Interpreting and the Politics of Recognition investigates the historical, ethical and professional dimensions of this, arguably, most widespread form of intercultural communication. Covering key topics from colonialism to representation, ethics and power, it looks at the different linguistic modalities (signed and spoken) used within communities to investigate equality of citizens.
The contributors include leading authorities in their fields and use a wide spread of examples from a variety of disparate cultures – including deaf and ethnic minority groups. With eight chapters presented in three thematic sections and a foreword by Michael Cronin setting the book in its wider context, this volume will be of interest to practising interpreters, researchers and advanced students in the areas of Interpreting Studies, Translation Studies, and Linguistics and Communication Studies.
Additional resources for Translation and Interpreting Studies are available on the Routledge Translation Studies Portal: http://cw.routledge.com/textbooks/translationstudies.
Table of Contents
Foreword [Michael Cronin]
Part I: Political contexts and colonialism
1. Interpreting and its politics: Interpreters in the early Sino-British contacts in the eighteenth and nineteenth century [Binhua Wang and Fang Tang]
2. Deaf stirrings in Surinam [Beppie van den Bogaerde and Adde Woest]
3. "A President for all of the Irish": Performing Irishness in an interpreted inaugural presidential speech [Lorraine Leeson, Miranda Stewart, Casey Ferrara, Ivy Bostock, Peter Nilsson and Marlon Cooper]
Part II: Politics of ethics and power
4. Interpreter provision, medical training and ethics [Mary Phelan]
5. The application of ethics within situated action [Ilana Rozanes]
6. Consumers, colleagues, and certification: Exploring the politics of interpreting [Jeremy Brunson]
Part III: Politics of practice and representation
7. Variation in perception of the identity of interpreted Deaf lecturers [Stephanie Feyne]
8. Deaf/non-deaf interpreter teams: Canadian insights on the complexity of professional practice [Debra Russell]

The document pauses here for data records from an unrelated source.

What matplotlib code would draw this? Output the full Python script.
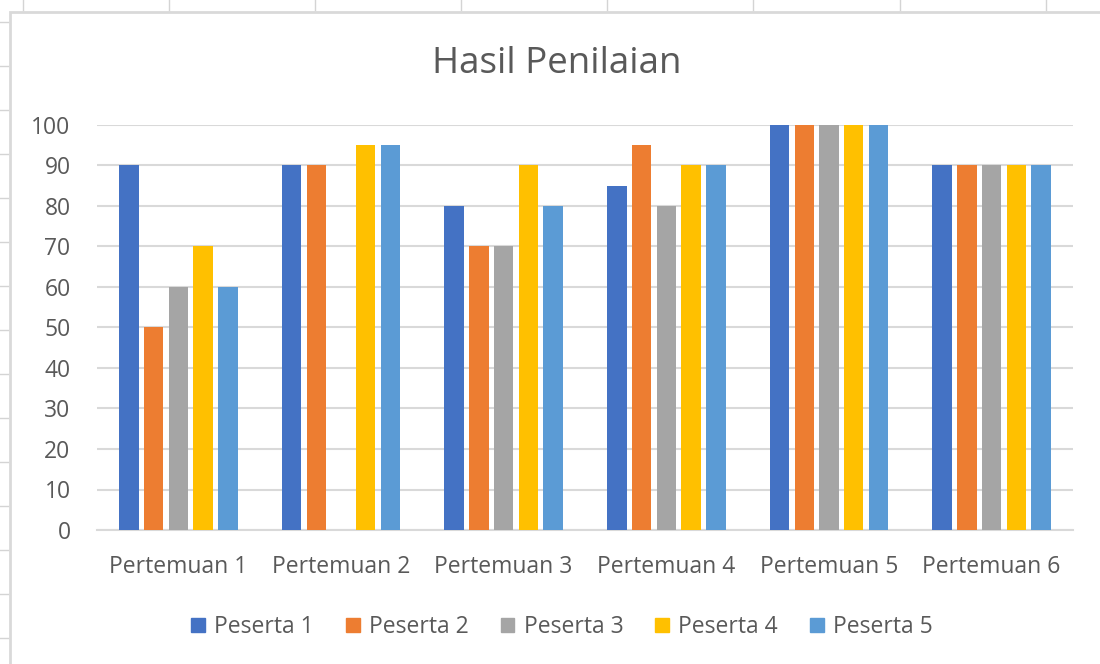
import matplotlib.pyplot as plt
import numpy as np
from matplotlib.lines import Line2D
from matplotlib.patches import Rectangle

plt.rcParams['font.family'] = ['Open Sans', 'DejaVu Sans']

categories = ["Pertemuan 1", "Pertemuan 2", "Pertemuan 3",
              "Pertemuan 4", "Pertemuan 5", "Pertemuan 6"]
series = ["Peserta 1", "Peserta 2", "Peserta 3", "Peserta 4", "Peserta 5"]
peserta1 = [90, 90, 80, 85, 100, 90]
peserta2 = [50, 90, 70, 95, 100, 90]
peserta3 = [60, 0, 70, 80, 100, 90]
peserta4 = [70, 95, 90, 90, 100, 90]
peserta5 = [60, 95, 80, 90, 100, 90]
values = [peserta1, peserta2, peserta3, peserta4, peserta5]
colors = ["#4472C4", "#ED7D31", "#A5A5A5", "#FFC000", "#5B9BD5"]

W, H = 1100, 664
fig = plt.figure(figsize=(W / 100, H / 100), dpi=100)
fig.patch.set_facecolor("white")

# spreadsheet background: column/row tick marks and chart border
grid_c = "#d4d4d4"
for xc in [23, 169, 315, 461, 607, 753, 900, 1046]:
    fig.add_artist(Line2D([xc / W, xc / W], [1, 1 - 10 / H], color=grid_c, lw=1))
for yr in range(22, H, 44):
    fig.add_artist(Line2D([0, 8 / W], [1 - yr / H, 1 - yr / H], color=grid_c, lw=1))
fig.add_artist(Rectangle((10 / W, -0.1), 1.2, 1 - 12 / H + 0.1, transform=fig.transFigure,
                         fill=False, edgecolor="#d9d9d9", lw=2))

ax = fig.add_axes([97 / W, 134 / H, 976 / W, 405 / H])
x = np.arange(len(categories))
step = 0.152
bw = 0.12
for i, (name, vals, col) in enumerate(zip(series, values, colors)):
    ax.bar(x + (i - 2) * step, vals, bw, color=col, label=name, zorder=3)

ax.set_xlim(-0.5, len(categories) - 0.5)
ax.set_ylim(0, 100)
ax.set_yticks(np.arange(0, 101, 10))
ax.set_xticks(x)
ax.set_xticklabels(categories)
ax.grid(axis="y", color="#d9d9d9", lw=1.5, zorder=0)
for s in ["top", "right", "left"]:
    ax.spines[s].set_visible(False)
ax.spines["bottom"].set_color("#d9d9d9")
ax.spines["bottom"].set_linewidth(1.5)
ax.tick_params(axis="both", length=0, labelsize=16.5, colors="#595959")
ax.tick_params(axis="y", pad=19)
ax.tick_params(axis="x", pad=18)

fig.text(557 / W, 1 - 64 / H, "Hasil Penilaian", ha="center", va="center",
         fontsize=26.5, color="#595959")

handles = [Rectangle((0, 0), 1, 1, color=c) for c in colors]
fig.legend(handles, series, loc="center", bbox_to_anchor=(562 / W, 1 - 627 / H),
           ncol=5, frameon=False, fontsize=16.5, labelcolor="#595959",
           handlelength=0.6, handleheight=0.6, handletextpad=0.4, columnspacing=1.4)

fig.savefig("out.png", dpi=100, facecolor="white")
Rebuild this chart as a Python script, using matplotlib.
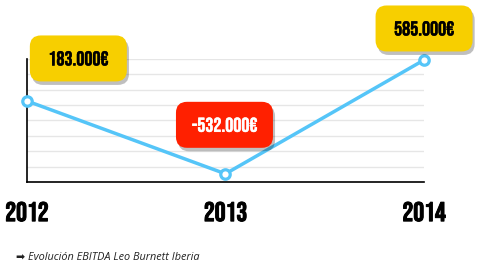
import matplotlib.pyplot as plt
import matplotlib.patheffects as pe
from matplotlib.patches import FancyBboxPatch
from matplotlib.transforms import IdentityTransform

years = ["2012", "2013", "2014"]
ebitda = [183, -532, 585]
labels = ["183.000€", "-532.000€", "585.000€"]
box_colors = ["#f7cf00", "#ff2000", "#f7cf00"]
text_colors = ["black", "white", "black"]
# label box offsets from the point, in pixels
offsets = [(51.5, 42.5), (-1, 49), (0, 31.5)]

fig = plt.figure(figsize=(4.88, 2.68), dpi=100)
ax = fig.add_axes([0.055, 0.321, 0.814, 0.459])

x = list(range(len(years)))
ax.plot(x, ebitda, color="#55c5f8", lw=2.5, zorder=3, solid_capstyle="round")
ax.plot(x, ebitda, "o", ms=6.8, mfc="white", mec="#55c5f8", mew=2.3, zorder=4, clip_on=False)

ax.set_xlim(0, 2)
ax.set_ylim(-612, 595)
ax.set_yticks([-612 + i * 1207 / 8 for i in range(9)])
ax.set_yticklabels([])
ax.tick_params(left=False, bottom=False)
ax.grid(axis="y", color="#e6e6e6", lw=1)
ax.set_axisbelow(True)
for s in ["top", "right"]:
    ax.spines[s].set_visible(False)
for s in ["left", "bottom"]:
    ax.spines[s].set_color("black")
    ax.spines[s].set_linewidth(1.2)

ax.set_xticks(x)
ax.set_xticklabels(years, fontsize=19.5, family="Bebas Neue")
ax.tick_params(axis="x", pad=11)
for lab in ax.get_xticklabels():
    lab.set_path_effects([pe.withStroke(linewidth=0.7, foreground="black")])

w, h = 97, 46
for i in range(len(years)):
    px, py = ax.transData.transform((x[i], ebitda[i]))
    cx, cy = px + offsets[i][0], py + offsets[i][1]
    box = FancyBboxPatch((cx - w / 2, cy - h / 2), w, h, boxstyle="round,pad=0,rounding_size=11",
                         fc=box_colors[i], ec="none", transform=IdentityTransform(),
                         zorder=5, clip_on=False)
    box.set_path_effects([pe.SimplePatchShadow(offset=(1.5, -2.5), shadow_rgbFace="black", alpha=0.25),
                          pe.Normal()])
    ax.add_patch(box)
    t = ax.annotate(labels[i], (x[i], ebitda[i]), xytext=offsets[i], textcoords="offset pixels",
                    ha="center", va="center_baseline", fontsize=14.5, family="Bebas Neue",
                    color=text_colors[i], zorder=6, annotation_clip=False)
    t.set_path_effects([pe.withStroke(linewidth=0.3, foreground=text_colors[i])])

ax.set_xlim(0, 2)
ax.set_ylim(-612, 595)

fig.text(0.033, 0.03, "➡ Evolución EBITDA Leo Burnett Iberia", fontsize=7.8, style="italic",
         color="#222222", family=["Open Sans", "DejaVu Sans"])

fig.savefig("out.png", dpi=100)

Christopher Stone is a Senior Lecturer and Co-Course Leader in Deaf Studies and Interpreting at the University of Wolverhampton, UK. His publications include Deaf Interpreters at Work: International Insights (with Robert Adam, Steven Collins and Melanie Metzger [eds.], 2014).
Lorraine Leeson is Professor of Deaf Studies at the Centre for Deaf Studies at Trinity College, Dublin, Ireland. Her publications include Sign Language in Action (with Jemima Napier, 2016), Irish Sign Language (with John I. Saeed, 2012), Working with the Deaf Community (with Myriam Vermeerbergen [eds.], 2012), and Signed Language Interpreting (with Svenja Wurm and Myriam Vermeerbergen [eds.], 2011).